What works – insights from hub leaders

  • Ask for help from your hub support coordinator if are finding it difficult to maintain the necessary records.
  • Promote your hub’s successes by regularly sharing stories and photos in school newsletters and meetings; with your support coordinator and our national support team.

Generating joint funding opportunities

In the City of Brimbank, the hub leaders and school principals work in collaboration to deliver some of their projects across all the hub sites.

With the help of the hub support coordinator, they identify grant opportunities and come up with ideas for projects that would work across the five hubs. The hub support coordinator is available to help schools with writing grant applications.

New opportunities are brought to the Hubs Principals Advisory Group meetings for discussion and endorsement. This group also decides which school will take the lead on a project and be responsible for distributing and tracking funds, overall project coordination and acquittal. The hub leader of the lead school takes on the role of project manager.

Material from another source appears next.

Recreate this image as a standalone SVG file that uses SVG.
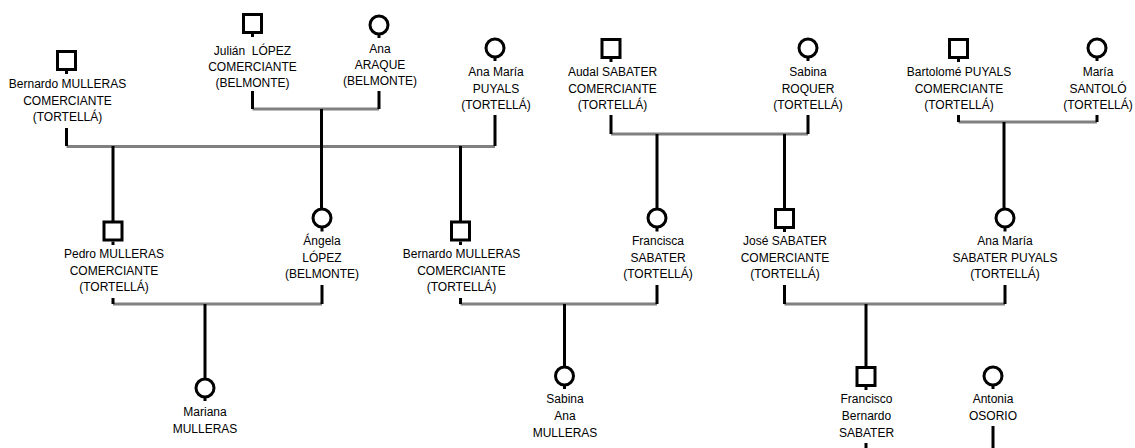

These are examples of joint points delivered through the Brimbank Community Hubs:

Sing and Grow – a music therapy program that focuses on parent-child connection, engaging targeted families with complex needs, through handson musical activities.

Connecting Isolated Women – focused on providing the opportunity for women and pre-school children to participate in hub activities such as playgroup, Mother Goose, and art workshops for parents and children.

Food Security Project – cooking and gardening workshops, and healthy eating/ nutrition information sessions. The project aimed to connect parents to the school and each other, increase awareness of nutrition and the importance of healthy eating to their children’s development and behaviour, and embed a culture of healthy eating and school and at home.